• WRITTEN PROBLEM:
Write out the listing, please, but only from its first line through the line containing "const posTicks = [0, 200, 400];", exactly as given and without pictures.

• SUPPLIED MATERIAL:
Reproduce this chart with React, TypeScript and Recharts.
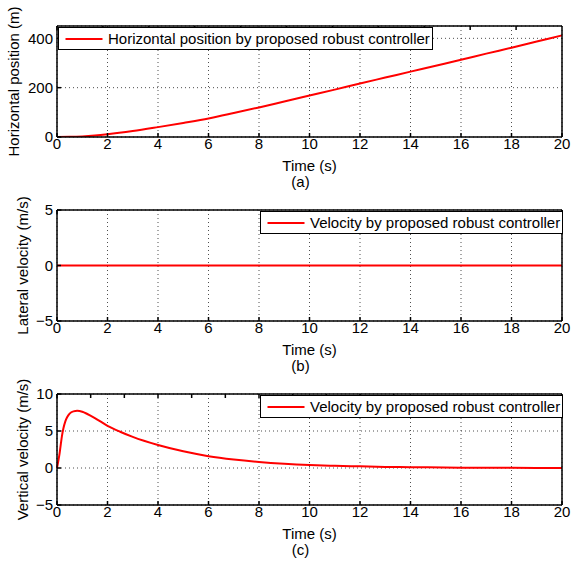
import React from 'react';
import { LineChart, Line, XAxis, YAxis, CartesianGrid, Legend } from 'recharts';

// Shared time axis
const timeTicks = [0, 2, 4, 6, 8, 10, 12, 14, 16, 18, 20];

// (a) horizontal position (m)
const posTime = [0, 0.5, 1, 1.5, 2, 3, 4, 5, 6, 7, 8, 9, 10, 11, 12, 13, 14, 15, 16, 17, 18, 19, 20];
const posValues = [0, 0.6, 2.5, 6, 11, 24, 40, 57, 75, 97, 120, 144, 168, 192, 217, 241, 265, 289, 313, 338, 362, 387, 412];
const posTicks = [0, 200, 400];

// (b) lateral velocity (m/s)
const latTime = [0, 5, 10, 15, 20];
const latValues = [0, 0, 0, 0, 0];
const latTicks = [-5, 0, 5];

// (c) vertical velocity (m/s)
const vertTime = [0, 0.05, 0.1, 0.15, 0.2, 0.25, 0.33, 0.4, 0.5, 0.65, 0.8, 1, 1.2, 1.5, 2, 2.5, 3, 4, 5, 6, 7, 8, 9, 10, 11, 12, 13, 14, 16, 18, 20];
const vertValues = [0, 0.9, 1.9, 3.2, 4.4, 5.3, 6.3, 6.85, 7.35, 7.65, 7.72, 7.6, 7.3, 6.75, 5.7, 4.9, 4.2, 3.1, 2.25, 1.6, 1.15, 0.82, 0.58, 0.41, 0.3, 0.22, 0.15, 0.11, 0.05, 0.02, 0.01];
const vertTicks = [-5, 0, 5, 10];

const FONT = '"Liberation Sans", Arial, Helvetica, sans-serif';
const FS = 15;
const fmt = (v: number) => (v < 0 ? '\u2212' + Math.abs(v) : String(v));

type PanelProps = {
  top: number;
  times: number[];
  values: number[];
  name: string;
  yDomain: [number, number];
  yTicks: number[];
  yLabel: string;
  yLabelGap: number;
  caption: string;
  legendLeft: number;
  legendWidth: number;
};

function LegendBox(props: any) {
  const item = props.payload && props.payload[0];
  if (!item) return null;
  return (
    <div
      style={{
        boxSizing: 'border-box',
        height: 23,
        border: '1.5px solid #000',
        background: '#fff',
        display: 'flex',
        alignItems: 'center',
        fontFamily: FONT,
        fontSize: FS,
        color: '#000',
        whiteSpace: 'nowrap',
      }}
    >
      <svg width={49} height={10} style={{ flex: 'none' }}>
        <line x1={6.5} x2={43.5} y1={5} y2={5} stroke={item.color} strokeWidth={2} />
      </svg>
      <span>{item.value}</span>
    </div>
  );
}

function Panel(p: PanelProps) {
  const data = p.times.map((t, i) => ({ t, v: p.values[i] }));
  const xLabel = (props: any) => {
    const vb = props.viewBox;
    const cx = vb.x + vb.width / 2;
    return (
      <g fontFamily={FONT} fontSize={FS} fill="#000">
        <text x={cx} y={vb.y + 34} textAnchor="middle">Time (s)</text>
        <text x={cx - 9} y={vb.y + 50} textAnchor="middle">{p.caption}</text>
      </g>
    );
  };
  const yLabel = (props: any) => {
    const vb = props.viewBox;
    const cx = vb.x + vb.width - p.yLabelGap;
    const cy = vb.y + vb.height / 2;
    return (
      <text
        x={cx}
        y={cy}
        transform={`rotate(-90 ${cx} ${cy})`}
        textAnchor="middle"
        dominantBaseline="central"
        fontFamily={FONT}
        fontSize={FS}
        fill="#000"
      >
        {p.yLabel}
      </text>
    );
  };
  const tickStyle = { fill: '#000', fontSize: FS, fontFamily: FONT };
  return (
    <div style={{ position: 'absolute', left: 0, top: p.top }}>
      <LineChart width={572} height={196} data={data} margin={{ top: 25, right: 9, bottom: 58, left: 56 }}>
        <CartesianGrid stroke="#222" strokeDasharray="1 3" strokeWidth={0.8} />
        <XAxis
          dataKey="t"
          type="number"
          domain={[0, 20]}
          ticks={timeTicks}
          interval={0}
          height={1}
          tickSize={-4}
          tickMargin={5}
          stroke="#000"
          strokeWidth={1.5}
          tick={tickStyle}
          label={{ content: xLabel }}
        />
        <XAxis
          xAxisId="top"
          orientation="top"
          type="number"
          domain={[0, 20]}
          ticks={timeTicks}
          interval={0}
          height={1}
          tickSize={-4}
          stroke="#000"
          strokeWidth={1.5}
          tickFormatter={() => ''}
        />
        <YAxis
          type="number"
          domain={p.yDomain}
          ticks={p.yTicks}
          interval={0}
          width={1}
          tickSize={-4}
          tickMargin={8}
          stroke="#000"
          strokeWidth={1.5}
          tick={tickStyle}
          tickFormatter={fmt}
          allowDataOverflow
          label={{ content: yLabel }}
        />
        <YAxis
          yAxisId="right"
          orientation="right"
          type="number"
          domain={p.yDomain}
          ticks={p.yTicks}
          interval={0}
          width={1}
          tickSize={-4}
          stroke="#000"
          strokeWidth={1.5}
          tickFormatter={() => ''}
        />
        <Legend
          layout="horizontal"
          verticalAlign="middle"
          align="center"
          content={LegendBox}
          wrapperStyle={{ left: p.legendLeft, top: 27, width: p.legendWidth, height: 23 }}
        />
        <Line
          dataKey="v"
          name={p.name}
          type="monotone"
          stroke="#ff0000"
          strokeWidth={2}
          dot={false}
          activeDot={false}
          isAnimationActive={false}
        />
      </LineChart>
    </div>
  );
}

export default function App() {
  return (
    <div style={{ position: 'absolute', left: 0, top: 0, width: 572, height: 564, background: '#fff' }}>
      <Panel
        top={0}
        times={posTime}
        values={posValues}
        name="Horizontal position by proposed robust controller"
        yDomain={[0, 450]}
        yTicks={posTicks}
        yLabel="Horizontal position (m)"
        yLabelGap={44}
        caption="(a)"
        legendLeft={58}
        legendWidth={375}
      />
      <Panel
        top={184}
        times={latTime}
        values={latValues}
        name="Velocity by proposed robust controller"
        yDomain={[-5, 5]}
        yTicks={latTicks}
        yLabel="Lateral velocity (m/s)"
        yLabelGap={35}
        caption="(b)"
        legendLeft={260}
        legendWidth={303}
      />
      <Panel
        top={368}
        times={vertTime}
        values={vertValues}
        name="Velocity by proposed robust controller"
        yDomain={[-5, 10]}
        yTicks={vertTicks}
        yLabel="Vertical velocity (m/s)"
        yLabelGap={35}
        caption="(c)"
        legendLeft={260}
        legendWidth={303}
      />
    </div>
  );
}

• THE RESPONSE:
Reproduce this chart with React, TypeScript and Recharts.
import React from 'react';
import { LineChart, Line, XAxis, YAxis, CartesianGrid, Legend } from 'recharts';

// Shared time axis
const timeTicks = [0, 2, 4, 6, 8, 10, 12, 14, 16, 18, 20];

// (a) horizontal position (m)
const posTime = [0, 0.5, 1, 1.5, 2, 3, 4, 5, 6, 7, 8, 9, 10, 11, 12, 13, 14, 15, 16, 17, 18, 19, 20];
const posValues = [0, 0.6, 2.5, 6, 11, 24, 40, 57, 75, 97, 120, 144, 168, 192, 217, 241, 265, 289, 313, 338, 362, 387, 412];
const posTicks = [0, 200, 400];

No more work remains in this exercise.